In November 2022, the Internal Revenue Service (IRS) announced inflation-induced changes to its contribution limits for 401(k) retirement plans and individual retirement accounts (IRAs) for the 2023 tax year. Discover the changes so you can plan accordingly.
401(k) Contribution Limits for 2023
For 2023, the 401(k) plan contribution limit for employees is $22,500 ($30,000 for individuals age 50 and over). This is a $2,000 increase from the 2022 limit for individuals under age 50, and a $3,000 increase from the 2022 limit for individuals age 50 and over.
Note, the above limits relate to employee contributions. The IRS allows employers to contribute additional amounts to their employees’ 401(k) accounts.

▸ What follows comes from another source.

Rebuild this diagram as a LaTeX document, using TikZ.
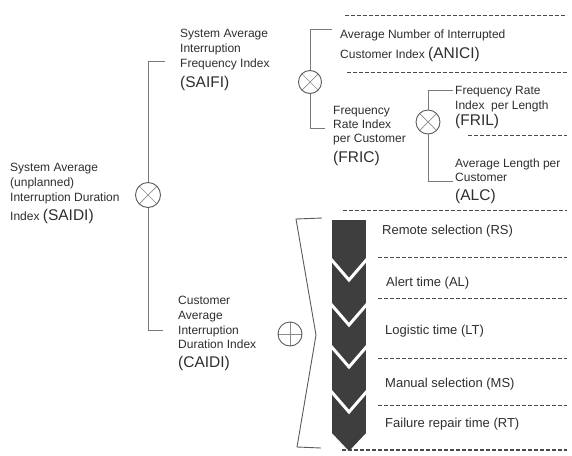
\documentclass[tikz,border=0pt]{standalone}
\usepackage{fontspec}
\setmainfont{Liberation Sans}
\newcommand\bigabbr[1]{{\fontsize{15.5}{16}\selectfont #1}}
\definecolor{ink}{HTML}{2E2E2E}
\definecolor{linecol}{HTML}{7A7A7A}
\definecolor{ringcol}{HTML}{5A5A5A}
\definecolor{crosscol}{HTML}{8A8A8A}
\definecolor{sepcol}{HTML}{4A4A4A}
\definecolor{colfill}{HTML}{3E3E3E}
\begin{document}
\begin{tikzpicture}[x=1pt, y=-1pt,
  % multi-line blocks are placed by the baseline of their last line
  txtblock/.style={anchor=base west, inner sep=0pt, align=left,
    font=\fontsize{12}{15}\selectfont, text=ink},
  steptext/.style={anchor=base west, inner sep=0pt,
    font=\fontsize{13}{15}\selectfont, text=ink},
  otimes/.style={circle, draw=ringcol, line width=0.9pt, minimum size=#1,
    inner sep=0pt, path picture={
      \draw[crosscol, line width=0.7pt]
        (path picture bounding box.north west) -- (path picture bounding box.south east)
        (path picture bounding box.north east) -- (path picture bounding box.south west);}},
  oplus/.style={circle, draw=ringcol, line width=0.9pt, minimum size=#1,
    inner sep=0pt, path picture={
      \draw[crosscol, line width=0.7pt]
        (path picture bounding box.north) -- (path picture bounding box.south)
        (path picture bounding box.west) -- (path picture bounding box.east);}},
  link/.style={draw=linecol, line width=1pt},
  divider/.style={draw=sepcol, dashed, dash pattern=on 3.5pt off 2.5pt, line width=0.9pt},
  bracecol/.style={draw=ringcol, line width=0.9pt}
]
\useasboundingbox (0,0) rectangle (572,455);

% operator symbols
\node[otimes=25] (saidiOp) at (148,195) {};
\node[otimes=23] (aniciOp) at (310,82) {};
\node[otimes=24] (frilOp) at (428,122) {};
\node[oplus=24] (caidiOp) at (290,334) {};

% index labels
\node[txtblock] (saifi) at (180,87.5) {System Average\\Interruption\\Frequency Index\\[5pt]\bigabbr{(SAIFI)}};
\node[txtblock] (saidi) at (10,220.5) {System Average\\(unplanned)\\Interruption Duration\\[4pt]Index \bigabbr{(SAIDI)}};
\node[txtblock, font=\fontsize{12}{14.7}\selectfont] (caidi) at (178,367.5) {Customer\\Average\\Interruption\\Duration Index\\[4pt]\bigabbr{(CAIDI)}};
\node[txtblock] (anici) at (340,58.5) {Average Number of Interrupted\\[5pt]Customer Index \bigabbr{(ANICI)}};
\node[txtblock, font=\fontsize{12}{14}\selectfont] (fric) at (333,162.5) {Frequency\\Rate Index\\per Customer\\[6pt]\bigabbr{(FRIC)}};
\node[txtblock] (fril) at (455,125.5) {Frequency Rate\\Index\ \ per Length\\[1pt]\bigabbr{(FRIL)}};
\node[txtblock, font=\fontsize{12}{13.5}\selectfont] (alc) at (455,200.5) {Average Length per\\Customer\\[6pt]\bigabbr{(ALC)}};

% tree connectors
\coordinate (saifiIn) at (165,61);
\coordinate (caidiIn) at (163,330);
\coordinate (aniciIn) at (332,29);
\coordinate (fricIn) at (325,128);
\coordinate (frilIn) at (453,90);
\coordinate (alcIn) at (453,181);
\draw[link] (saidiOp.north) |- (saifiIn);
\draw[link] (saidiOp.south) |- (caidiIn);
\draw[link] (aniciOp.north) |- (aniciIn);
\draw[link] (aniciOp.south) |- (fricIn);
\draw[link] (frilOp.north) |- (frilIn);
\draw[link] (frilOp.south) |- (alcIn);

% dashed dividers
\draw[divider] (345,15) -- (567,15);
\draw[divider] (347,72) -- (567,72);
\draw[divider] (468,135) -- (567,135);
\draw[divider] (343,210) -- (567,210);
\foreach \yy in {257,298,358,405}
  \draw[divider] (378,\yy) -- (567,\yy);
\draw[divider, line width=1.5pt, dash pattern=on 4pt off 2pt] (342,450) -- (567,450);

% brace grouping the repair steps
\draw[bracecol] (322,218) -- (296,219) -- (316,335) -- (297,447) -- (321,448);

% chevron column of repair steps
\begin{scope}
  \path[clip] (332,220) -- (366,220) -- (366,433) -- (349,451) -- (332,433) -- cycle;
  \fill[colfill] (332,220) rectangle (366,455);
  \foreach \tip in {280,325,367,412}
    \draw[white, line width=3pt] (330,\tip-22) -- (349,\tip) -- (368,\tip-22);
\end{scope}

% step labels
\node[steptext] (rs) at (382,234) {Remote selection (RS)};
\node[steptext] (al) at (386,286) {Alert time (AL)};
\node[steptext] (lt) at (385,334) {Logistic time (LT)};
\node[steptext] (ms) at (385,387) {Manual selection (MS)};
\node[steptext] (rt) at (385,427) {Failure repair time (RT)};
\end{tikzpicture}
\end{document}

For 2023, the total contribution limit for an employer-sponsored plan (employee portion plus employer portion) is $66,000 ($73,500 for individuals age 50 and over). For 2022, the total contribution limit was $61,000 ($67,500 for individuals age 50 and over).
It is important to note that the employee contribution limits are aggregate limits and apply to all qualified retirement plans in which an individual participates in any year.
Also, the total contribution limits apply on a per plan basis. They are not aggregated. As a result, if you were to participate in multiple 401(k) plans in one calendar year, each of your employers could max out their contribution. However, for each plan, total contributions (employee portion plus employer portion) cannot exceed 100% of the employee’s earnings.
The changes outlined extend beyond 401(k) plans. They also pertain to other qualified, employer-sponsored retirement plans, including 403(b) plans, most 457 plans and the Thrift Savings Plan.
Internal Revenue Service
IRA Contribution Limits for 2023
For 2023, the IRA contribution limit is $6,500 ($7,500 for individuals age 50 and over). This is a $500 increase from the 2022 limit, regardless of age. This is an aggregate limit and applies to all IRAs held, regardless of type.
In addition to the contribution limit changes, the IRS also increased the income phase-out ranges for IRAs. The rules differ for traditional accounts and Roth accounts.
Traditional IRA Income Phase-Out Ranges for 2023
The traditional IRA income phase-out ranges are complicated. Fundamentally, they apply to tax filers that either directly participate in an employer-sponsored retirement plan or indirectly do so through a spouse.
For single and head of household taxpayers covered by a workplace retirement plan, the phase-out range is $73,000 to $83,000 for 2023, up from $68,000 to $78,000 for 2022.
For married couples filing jointly, if the spouse making the IRA contribution is covered by an employer-sponsored retirement plan, the phase-out range is $116,000 to $136,000, up from $109,000 to $129,000 for 2022.
For an IRA contributor who is not covered by an employer-sponsored retirement plan but is married to someone who is covered, the phase-out range is $218,000 to $228,000, up from $204,000 to $214,000 for 2022.
For a married individual filing a separate return who is covered by an employer-sponsored retirement plan, the phase-out range remains $0 to $10,000.
Roth IRA Income Phase-Out Ranges for 2023
The Roth IRA income phase-out ranges apply to everyone, regardless of direct or indirect participation in an employer-sponsored retirement plan.
For single and head of household taxpayers, the phase-out range is $138,000 to $153,000 in 2023, up from $129,000 to $144,000 for 2022.
For married couples filing jointly, the income phase-out range is $218,000 to $228,000 in 2023, up from $204,000 to $214,000 for 2022.
For married individuals filing separately, the phase-out range remains $0 to $10,000.
The phase-out rules prevent you from contributing to a Roth IRA if you earn a relatively high amount of income. However, the Internal Revenue Code contains a loophole that allows you to circumvent this restriction via a strategy known as the “backdoor Roth IRA.” Essentially, it entails funding a traditional IRA with after-tax dollars and, subsequently, converting the contribution into a Roth IRA.